The NEL was the worst possible option. The amount of traffic it would dump onto the Eastern Freeway is obvious by the fact that the plans call for the freeway to be 12 lanes. Had it run from Eastlink before the tunnels to the current Ring Road terminus it would not require any work on the Eastern and it would leave the centre median available for a heavy rail solution.
As for your semis trundling down suburban roads, had rail remained the carrier of choice for all long haul freight (with trucks only for the last mile), there would have been no Francis Streets. But that's a failure for another discussion.
It's a myth that rail ever was or could be the "carrier of choice" for the low volumes and short distances of freight available in Victoria. For the first part of the railways' existence in this state they were valuable to the freight task simply because there was no other method of reliable overland transport. By the 1940s (probably even earlier) it was clear that road transport was at least as reliable as rail, if not more so, with the advent of better road construction and more powerful trucks. Moreover, it can be seen from VR Annual Reports of this era that the Commissioners were well aware that road transport was economically competitive as well. The only reason rail remained well-used for small volume freight over the next 30 or so years was a combination of direct regulation and rail subsidy.
At several points through the 70s and 80s, ideological decisions were taken to remove these incentives to use rail. You can argue black and blue about whether this was a sensible idea, but it had very much the desired effect of killing off unprofitable (in the traditional sense) freight rail, to the point where Freight Australia turned a profit shortly after taking over V/Line Freight.
The only way rail will again be used in any large-scale manner for the kind of small-volume freight that is the major contributor to "trucks on suburban streets" is by reintroducing subsidies and direct regulation. Again, this would be an ideological decision prioritising social and environmental benefits, but it would also have to be economically justifiable by reducing congestion. Certainly there is no real appetite for this kind of thing at the moment from either side of politics.
Returning closer to the scope of this discussion, the NEL business case assessed freight rail investment as an alternative. The specific projects envisaged were additional freight capacity through Craigieburn and intermodal freight terminals, and a spur line from the Hurstbridge line to LaTrobe NEIC. It is profoundly obvious that this option was not meant to succeed, given it was costed at $60-$75 BILLION (yes, really) with operational costs of $2 billion p/a. Yes, really. V/Line currently maintains 3200km of track and runs passenger services on a $600m budget, and the road lobby would have you believe running a couple of intermodals would cost three times that.

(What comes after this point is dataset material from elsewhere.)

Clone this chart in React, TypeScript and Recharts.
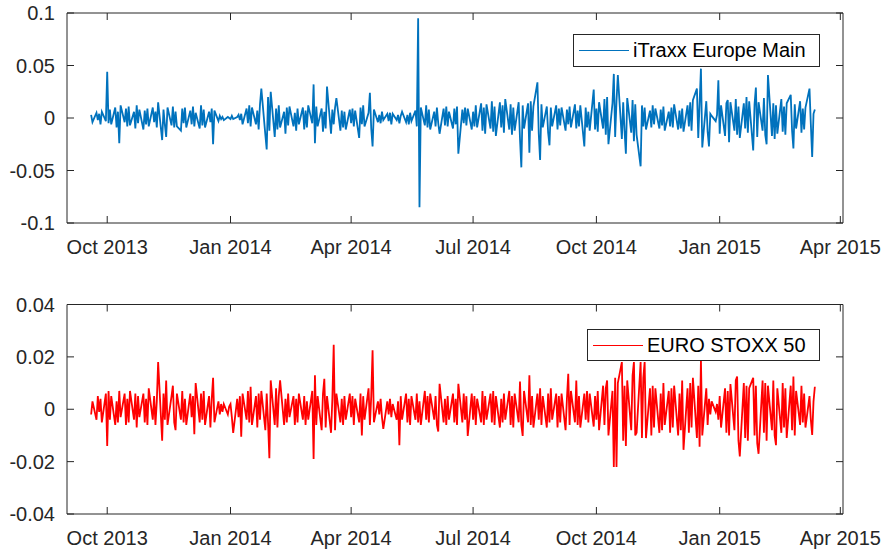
import React from 'react';
import { LineChart, Line, XAxis, YAxis, ReferenceLine } from 'recharts';

// ---------- data ----------
const startDate = '2013-09-19'; // first trading day in the series
const xDomainDates = ['2013-09-01', '2015-04-03'];
const xTickDates = ['2013-10-01', '2014-01-01', '2014-04-01', '2014-07-01', '2014-10-01', '2015-01-01', '2015-04-01'];
const xTickLabels = ['Oct 2013', 'Jan 2014', 'Apr 2014', 'Jul 2014', 'Oct 2014', 'Jan 2015', 'Apr 2015'];
const topYTicks = [-0.1, -0.05, 0, 0.05, 0.1];
const botYTicks = [-0.04, -0.02, 0, 0.02, 0.04];

const itraxx = [
  .003,-.004,.005,-.002,.004,-.006,.006,-.003,.044,-.005,
  .008,-.006,.010,-.009,.006,-.024,.012,-.004,.009,-.008,
  .011,-.007,.006,-.010,.012,-.005,.008,-.011,.007,-.006,
  .009,-.008,.010,-.004,.006,-.009,.015,-.021,.008,-.006,
  -.018,.010,-.007,.011,-.009,.006,-.008,-.012,.009,-.005,
  .010,-.009,.007,-.006,.011,-.008,.005,-.010,.012,-.007,
  .008,-.009,.006,-.004,.009,-.025,.007,-.003,.002,-.001,
  .001,-.002,.001,.000,-.001,.002,-.001,.001,.003,-.002,
  .004,-.006,.009,-.005,.012,-.008,.010,-.006,.007,-.011,
  .013,.028,-.016,-.030,.020,-.012,.025,-.018,.009,-.011,
  .012,-.009,.006,-.015,.010,-.007,.011,-.008,.005,-.012,
  .009,-.006,.010,-.011,.007,-.009,.012,-.005,.032,-.024,
  .011,-.008,.009,-.013,.006,-.010,.030,-.015,.008,-.006,
  .010,.019,-.012,.007,-.009,.006,-.011,.008,-.005,.009,
  -.008,.007,-.019,.010,-.006,.012,-.008,.005,.024,-.010,
  -.027,.008,-.004,.003,-.005,.006,-.002,.004,-.003,.005,
  -.006,.004,-.002,.003,-.005,.002,.006,-.004,.003,-.006,
  .005,-.003,.007,-.008,.095,-.085,.010,-.007,.012,-.009,
  .008,-.011,.006,-.008,.010,-.005,-.015,.009,-.007,.011,
  -.008,.006,-.010,.009,-.006,.011,-.034,.008,-.005,.010,
  -.007,.009,-.011,.006,-.008,.012,-.009,.014,-.012,.010,
  -.015,.013,-.010,.016,-.013,.011,-.017,.015,-.009,.012,
  -.014,.018,-.011,.013,-.016,.010,-.012,.015,-.020,-.047,
  .012,-.010,.014,-.033,.016,-.012,.011,.034,-.015,-.040,
  .013,-.009,.011,-.014,-.026,.010,-.008,.012,-.011,.009,
  -.007,.010,-.012,.008,-.006,.011,-.009,.013,-.010,.007,
  -.008,.012,-.027,.010,-.009,.006,-.012,.027,-.011,.009,
  -.013,.015,-.010,.018,-.016,.020,-.025,.014,.042,-.018,
  .016,.041,-.020,.015,-.012,-.034,.019,-.014,.017,-.022,
  .013,-.016,-.046,.012,-.008,.010,-.011,.007,-.009,.012,
  -.006,.009,-.010,.008,-.007,.011,-.012,.006,-.008,.010,
  -.009,.013,-.011,.007,-.010,.009,-.013,.012,-.008,.015,
  -.012,.017,.028,-.019,.014,.047,-.028,.016,-.013,-.027,
  .004,.002,-.003,.003,.036,-.015,.012,-.017,.014,.017,
  -.023,.015,-.012,.018,-.016,.011,-.019,.014,-.010,.020,
  -.014,.016,-.031,.013,.029,-.018,.015,-.012,.019,-.016,
  -.025,.041,-.017,.014,-.020,.012,-.015,.018,-.013,.011,
  -.016,.014,.022,-.012,-.029,.013,-.010,.016,-.014,.009,
  -.011,.010,.028,-.006,-.037,.004,.008,
];

const stoxx = [
  -.002,.003,-.004,.005,-.001,.004,-.005,.006,-.014,.007,
  -.004,.005,-.006,.003,-.005,.007,-.003,.006,-.006,.004,
  -.005,.007,-.004,.006,-.007,.005,-.003,.006,-.005,.004,
  -.006,.008,-.004,.005,-.006,.003,.018,-.012,.006,-.004,
  .011,-.006,.005,.009,-.005,-.008,.006,-.004,.007,-.005,
  .004,-.006,.006,-.003,.005,-.0095,.010,-.005,.006,-.004,
  .007,-.006,.005,-.007,.004,.012,-.005,.003,-.002,.002,
  -.001,.002,-.002,.001,.002,-.003,-.009,.004,-.003,.005,
  -.0105,.006,-.004,.007,-.005,.0086,-.006,.005,-.007,.006,
  -.004,.007,-.008,.006,-.005,-.0187,.011,-.006,.008,-.007,
  .005,.011,-.006,.004,-.005,.006,-.003,.005,-.006,.004,
  -.005,.006,-.004,.005,-.006,.003,-.004,.007,-.019,.013,
  -.006,.005,-.008,.006,.0116,-.007,.005,-.009,.004,.0246,
  -.008,.006,-.005,.004,-.006,.005,-.004,.006,-.003,.005,
  -.006,.004,-.005,.006,-.010,.005,-.004,.008,-.006,.005,
  .0225,-.005,.003,-.002,.004,-.003,-.0075,.003,-.002,.004,
  -.003,.002,-.004,.003,-.0137,.005,-.004,.006,-.005,.004,
  -.006,.005,-.004,.006,-.005,.003,-.006,.007,-.004,.005,
  -.005,.006,-.004,.005,-.006,-.0085,.0097,-.005,.004,-.006,
  .005,-.004,.006,-.005,.004,-.006,.0097,-.005,.006,-.004,
  .005,-.0102,.006,-.004,.005,-.006,.004,-.005,.007,-.006,
  .005,-.004,.006,-.005,.007,-.006,.005,-.007,.004,-.005,
  .006,-.004,.007,-.006,.005,-.007,.006,-.005,.0106,-.006,
  -.0102,.007,-.005,.013,-.006,.005,-.007,.006,-.004,.008,
  -.006,.005,-.007,.006,-.005,.008,-.004,.006,-.007,.005,
  -.005,.006,-.008,.004,.0135,-.006,.007,-.005,.011,-.006,
  .005,-.007,.006,-.004,.007,-.005,.006,-.0066,.005,-.004,
  .007,-.008,.009,-.006,.008,.011,-.010,.007,-.022,.012,
  -.022,.010,.018,-.012,.009,-.014,.011,-.008,.013,.018,
  -.010,-.009,.018,-.011,.012,.018,-.011,.008,-.010,.009,
  -.007,.008,-.009,.006,-.008,.010,-.006,.007,-.009,.008,
  -.007,.009,-.010,.006,-.008,.011,-.0155,.008,-.009,.010,
  -.007,.012,-.011,.009,-.0143,.019,-.010,.008,-.006,.004,
  -.002,.003,-.001,.002,-.004,.005,-.007,.008,-.009,.007,
  -.010,.0096,-.008,.011,.0125,-.012,-.018,.010,-.011,.009,
  -.012,.008,.012,-.010,.009,-.013,-.017,.011,-.009,.010,
  -.012,.009,-.008,.011,-.010,-.0137,.008,-.009,.010,-.007,
  .008,-.011,.009,-.008,.0125,-.010,.007,-.006,.009,-.005,
  .006,-.007,.005,-.004,-.0098,.003,.0086,
];

// ---------- helpers ----------
const toMs = (s: string) => Date.parse(s + 'T00:00:00Z');
const DAY = 86400000;

function tradingDays(start: string, n: number): number[] {
  const out: number[] = [];
  let d = toMs(start);
  while (out.length < n) {
    const wd = new Date(d).getUTCDay();
    if (wd !== 0 && wd !== 6) out.push(d);
    d += DAY;
  }
  return out;
}

const dates = tradingDays(startDate, Math.max(itraxx.length, stoxx.length));
const topData = itraxx.map((v, i) => ({ t: dates[i], v }));
const botData = stoxx.map((v, i) => ({ t: dates[i], v }));
const xTicks = xTickDates.map(toMs);
const xLabelMap = new Map<number, string>(xTicks.map((t, i) => [t, xTickLabels[i]]));
const xDomain = xDomainDates.map(toMs);

// ---------- styling ----------
const W = 891;
const H = 554;
const PL = 67;
const PR = 843;
const AX = '#262626';
const FONT = '"Liberation Sans", Arial, Helvetica, sans-serif';
const FS = 20;
const TL = 7;

const makeXTick = (top: number, bottom: number) => (props: any) => {
  const { x, payload } = props;
  return (
    <g>
      <line x1={x} x2={x} y1={bottom} y2={bottom - TL} stroke={AX} strokeWidth={1} />
      <line x1={x} x2={x} y1={top} y2={top + TL} stroke={AX} strokeWidth={1} />
      <text x={x} y={bottom + 31} textAnchor="middle" fontSize={FS} fontFamily={FONT} fill={AX}>
        {xLabelMap.get(payload.value) ?? ''}
      </text>
    </g>
  );
};

const YTick = (props: any) => {
  const { y, payload } = props;
  return (
    <g>
      <line x1={PL} x2={PL + TL} y1={y} y2={y} stroke={AX} strokeWidth={1} />
      <line x1={PR} x2={PR - TL} y1={y} y2={y} stroke={AX} strokeWidth={1} />
      <text x={PL - 12} y={y} dy="0.36em" textAnchor="end" fontSize={FS} fontFamily={FONT} fill={AX}>
        {String(payload.value)}
      </text>
    </g>
  );
};

const LegendBox = ({ color, label, left, top, width, height }: { color: string; label: string; left: number; top: number; width: number; height: number }) => (
  <div
    style={{
      position: 'absolute',
      left,
      top,
      boxSizing: 'border-box',
      width,
      height,
      border: `1px solid ${AX}`,
      background: '#fff',
      display: 'flex',
      alignItems: 'center',
      fontFamily: FONT,
      fontSize: FS,
      color: '#000',
      whiteSpace: 'nowrap',
    }}
  >
    <span style={{ display: 'inline-block', width: 50, height: 0, borderTop: `1px solid ${color}`, marginLeft: 5, marginRight: 4 }} />
    <span>{label}</span>
  </div>
);

function Panel(props: {
  data: { t: number; v: number }[];
  color: string;
  name: string;
  top: number;
  bottom: number;
  yDomain: number[];
  yTicks: number[];
  legend: { left: number; top: number; width: number; height: number };
}) {
  const { data, color, name, top, bottom, yDomain, yTicks, legend } = props;
  const XTick = makeXTick(top, bottom);
  return (
    <div style={{ position: 'absolute', left: 0, top: 0, width: W, height: H }}>
      <LineChart
        width={W}
        height={H}
        data={data}
        margin={{ top, right: W - PR, left: 7, bottom: H - bottom - 40 }}
      >
        <XAxis
          dataKey="t"
          type="number"
          domain={xDomain}
          ticks={xTicks}
          interval={0}
          height={40}
          tickLine={false}
          axisLine={{ stroke: AX, strokeWidth: 1 }}
          tick={XTick}
        />
        <YAxis
          type="number"
          domain={yDomain}
          ticks={yTicks}
          interval={0}
          width={60}
          tickLine={false}
          axisLine={{ stroke: AX, strokeWidth: 1 }}
          tick={YTick}
          allowDataOverflow
        />
        <ReferenceLine y={yDomain[1]} stroke={AX} strokeWidth={1} />
        <ReferenceLine x={xDomain[1]} stroke={AX} strokeWidth={1} />
        <Line
          type="linear"
          dataKey="v"
          name={name}
          stroke={color}
          strokeWidth={1.8}
          dot={false}
          isAnimationActive={false}
        />
      </LineChart>
      <LegendBox color={color} label={name} {...legend} />
    </div>
  );
}

export default function App() {
  return (
    <div style={{ position: 'absolute', left: 0, top: 0, width: W, height: H, background: '#fff' }}>
      <Panel
        data={topData}
        color="#0072BD"
        name="iTraxx Europe Main"
        top={13}
        bottom={223}
        yDomain={[-0.1, 0.1]}
        yTicks={topYTicks}
        legend={{ left: 573, top: 34, width: 247, height: 33 }}
      />
      <Panel
        data={botData}
        color="#FF0000"
        name="EURO STOXX 50"
        top={304.5}
        bottom={514}
        yDomain={[-0.04, 0.04]}
        yTicks={botYTicks}
        legend={{ left: 587, top: 329, width: 233, height: 32 }}
      />
    </div>
  );
}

What's quite amusing is that despite this absurdity the rail investment was comfortably the second-best outcome of the options presented, and, given that the business case was never intended to make a finding against the NEL, we can assume a sensible freight rail investment would probably have obviated the need for the project altogether.
And the take-home lesson? They didn't even consider Doncaster rail, probably because it's a boondoggle.